Autre petit indice qui montre qu'une éventuelle alliance n'a rien d'impossible: l'organisation d'une législative partielle dimanche dans le Tarn-et-Garonne. Bruno Retailleau a appelé à voter au second tour pour la candidat d'Éric Ciotti, désormais allié du RN et non pour son opposante, une candidate PS soutenue notamment par Renaissance.
"Vous vous rendez compte si à la fin, c'est une dissolution qui amène le RN à Matignon et qui sauve Emmanuel Macron? On est en train d'exploser les limites de notre imagination", remarque un conseiller ministériel démissionnaire.
"J'ai le sentiment qu'Emmanuel Macron ne cherche qu'à gagner du temps pour tenir jusqu'à la fin de son mandat. Et si pour lui de nouvelles élections législatives lui permettent, il le fera", tranche de son côté Gaspard Gantzer, l'ex-conseiller en communication de François Hollande.

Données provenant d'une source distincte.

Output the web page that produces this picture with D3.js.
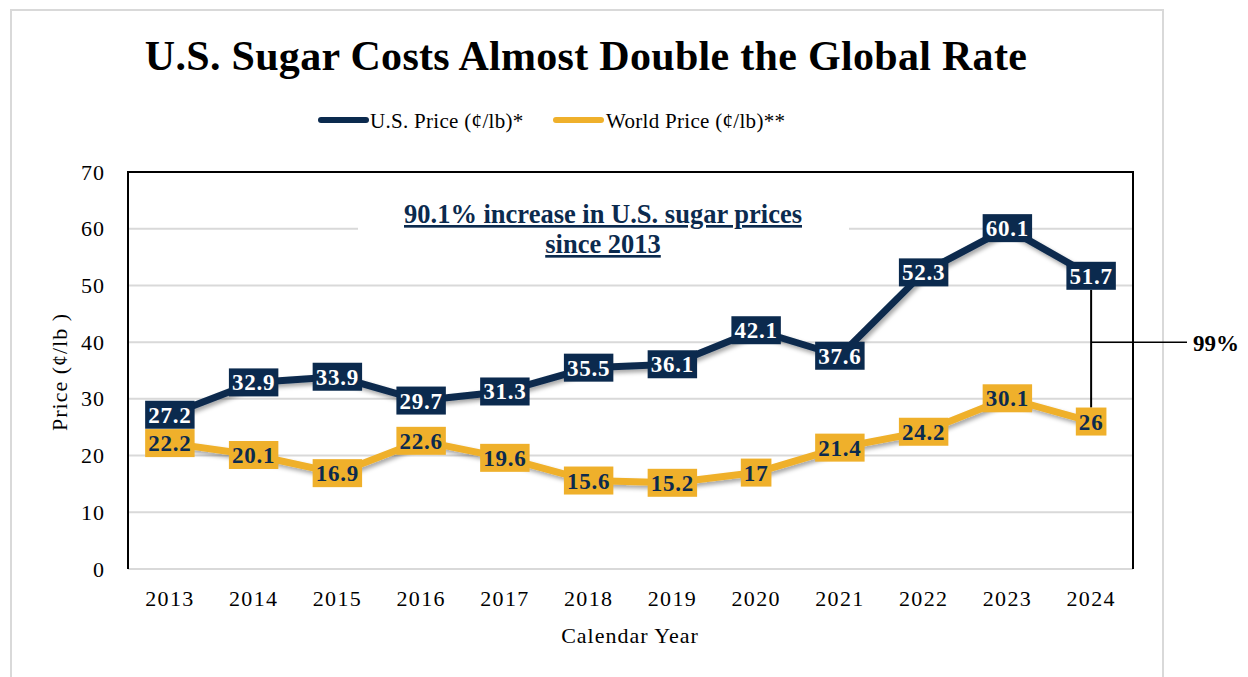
<!DOCTYPE html>
<html>
<head>
<meta charset="utf-8">
<script src="https://cdn.jsdelivr.net/npm/d3@7"></script>
<style>
  body { margin: 0; background: #fff; }
  text { font-family: "Liberation Serif", "Times New Roman", serif; }
</style>
</head>
<body>
<svg width="1248" height="677"></svg>
<script>
var years = ["2013", "2014", "2015", "2016", "2017", "2018", "2019", "2020", "2021", "2022", "2023", "2024"];
var usPrice = [27.2, 32.9, 33.9, 29.7, 31.3, 35.5, 36.1, 42.1, 37.6, 52.3, 60.1, 51.7];
var worldPrice = [22.2, 20.1, 16.9, 22.6, 19.6, 15.6, 15.2, 17, 21.4, 24.2, 30.1, 26];
var yTicks = [0, 10, 20, 30, 40, 50, 60, 70];
var seriesNames = ["U.S. Price (¢/lb)*", "World Price (¢/lb)**"];

var navy = "#0b2a4e",
    gold = "#efb02b",
    grid = "#d9d9d9";

var svg = d3.select("svg");

var plotLeft = 128, plotRight = 1133, plotTop = 172, plotBottom = 569;

var x = d3.scaleBand().domain(years).range([plotLeft, plotRight]);
var y = d3.scaleLinear().domain([0, 70]).range([plotBottom, plotTop]);
function cx(d) { return x(d) + x.bandwidth() / 2; }

// drop shadow for lines
var defs = svg.append("defs");
defs.append("filter")
    .attr("id", "shadow")
    .attr("x", "-10%").attr("y", "-20%").attr("width", "120%").attr("height", "140%")
  .append("feDropShadow")
    .attr("dx", 2).attr("dy", 3).attr("stdDeviation", 2)
    .attr("flood-color", "#000").attr("flood-opacity", 0.35);

// outer frame
svg.append("rect")
    .attr("x", 11).attr("y", 10)
    .attr("width", 1152).attr("height", 700)
    .attr("fill", "none")
    .attr("stroke", grid)
    .attr("stroke-width", 2);

// title
svg.append("text")
    .attr("x", 586).attr("y", 70)
    .attr("text-anchor", "middle")
    .attr("font-weight", "bold")
    .attr("font-size", 42)
    .attr("letter-spacing", 0.3)
    .attr("fill", "#000")
    .text("U.S. Sugar Costs Almost Double the Global Rate");

// legend
var legend = svg.append("g");
var legendPos = [{ x1: 321, x2: 366, tx: 370, c: navy }, { x1: 556, x2: 601, tx: 606, c: gold }];
legendPos.forEach(function(p, i) {
    legend.append("line")
        .attr("x1", p.x1).attr("x2", p.x2)
        .attr("y1", 120).attr("y2", 120)
        .attr("stroke", p.c).attr("stroke-width", 6)
        .attr("stroke-linecap", "round");
    legend.append("text")
        .attr("x", p.tx).attr("y", 128)
        .attr("font-size", 21)
        .attr("letter-spacing", 0.3)
        .attr("fill", "#000")
        .text(seriesNames[i]);
});

// gridlines
svg.append("g")
    .selectAll("line")
    .data(yTicks)
    .enter().append("line")
    .attr("x1", plotLeft).attr("x2", plotRight)
    .attr("y1", function(d) { return y(d); })
    .attr("y2", function(d) { return y(d); })
    .attr("stroke", grid)
    .attr("stroke-width", 2);

// plot border (top, left, right in black)
svg.append("path")
    .attr("d", "M" + plotLeft + "," + plotBottom + "V" + plotTop + "H" + plotRight + "V" + plotBottom)
    .attr("fill", "none")
    .attr("stroke", "#000")
    .attr("stroke-width", 2);

// y axis
var yAxis = svg.append("g")
    .attr("transform", "translate(" + plotLeft + ",0)")
    .call(d3.axisLeft(y).tickValues(yTicks).tickSize(0).tickPadding(23));
yAxis.select(".domain").remove();
yAxis.selectAll("text")
    .attr("font-family", "Liberation Serif, serif")
    .attr("font-size", 22)
    .attr("letter-spacing", 1)
    .attr("fill", "#000");

// x axis
var xAxis = svg.append("g")
    .attr("transform", "translate(0," + plotBottom + ")")
    .call(d3.axisBottom(x).tickSize(0).tickPadding(21));
xAxis.select(".domain").remove();
xAxis.selectAll("text")
    .attr("font-family", "Liberation Serif, serif")
    .attr("font-size", 22)
    .attr("letter-spacing", 1.3)
    .attr("fill", "#000");

// axis titles
svg.append("text")
    .attr("x", 630).attr("y", 643)
    .attr("text-anchor", "middle")
    .attr("font-size", 22)
    .attr("letter-spacing", 1)
    .attr("fill", "#000")
    .text("Calendar Year");

svg.append("text")
    .attr("transform", "translate(67,372) rotate(-90)")
    .attr("text-anchor", "middle")
    .attr("font-size", 22)
    .attr("letter-spacing", 1)
    .attr("fill", "#000")
    .text("Price (¢/lb )");

// annotation box
svg.append("rect")
    .attr("x", 358).attr("y", 198)
    .attr("width", 491).attr("height", 64)
    .attr("fill", "#fff");
[["90.1% increase in U.S. sugar prices", 223], ["since 2013", 253]].forEach(function(t) {
    svg.append("text")
        .attr("x", 603).attr("y", t[1])
        .attr("text-anchor", "middle")
        .attr("font-weight", "bold")
        .attr("font-size", 26.5)
        .attr("fill", navy)
        .attr("text-decoration", "underline")
        .text(t[0]);
});

// lines
var line = d3.line()
    .x(function(d, i) { return cx(years[i]); })
    .y(function(d) { return y(d); });

[[worldPrice, gold], [usPrice, navy]].forEach(function(s) {
    svg.append("path")
        .datum(s[0])
        .attr("d", line)
        .attr("fill", "none")
        .attr("stroke", s[1])
        .attr("stroke-width", 7)
        .attr("stroke-linejoin", "round")
        .attr("filter", "url(#shadow)");
});

// 99% gap bracket
var last = years[years.length - 1];
var gapX = cx(last);
svg.append("line")
    .attr("x1", gapX).attr("x2", gapX)
    .attr("y1", y(usPrice[11]) + 14).attr("y2", y(worldPrice[11]) - 14)
    .attr("stroke", "#000").attr("stroke-width", 2);
svg.append("line")
    .attr("x1", gapX).attr("x2", 1187)
    .attr("y1", y(40)).attr("y2", y(40))
    .attr("stroke", "#000").attr("stroke-width", 1.5);
svg.append("text")
    .attr("x", 1193).attr("y", y(40) + 9)
    .attr("font-weight", "bold")
    .attr("font-size", 23)
    .attr("fill", "#000")
    .text("99%");

// data labels
function labels(values, bg, fg) {
    var g = svg.append("g");
    values.forEach(function(v, i) {
        var lg = g.append("g").attr("transform", "translate(" + cx(years[i]) + "," + y(v) + ")");
        var r = lg.append("rect").attr("fill", bg);
        var t = lg.append("text")
            .attr("text-anchor", "middle")
            .attr("y", 8)
            .attr("font-weight", "bold")
            .attr("font-size", 23)
            .attr("letter-spacing", 0.8)
            .attr("fill", fg)
            .text(String(v));
        var w = t.node().getComputedTextLength() + 6;
        r.attr("x", -w / 2).attr("y", -14).attr("width", w).attr("height", 28);
    });
}
labels(usPrice, navy, "#fff");
labels(worldPrice, gold, navy);
</script>
</body>
</html>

C'est bien la variable inconnue de la position du chef de l'État qui jouera le rôle déterminant. Sollicité sur sa position actuelle, l'entourage d'Emmanuel Macron n'a pas répondu à BFMTV. "Mon habitude n’est pas de me priver d’un pouvoir constitutionnel, parce que si des formations politiques décidaient d’avoir une approche totalement irresponsable et bloquer le pays, peut-être me retrouverais-je dans une situation où je dois utiliser la Constitution", déclarait le président de la République il y a quelques semaines.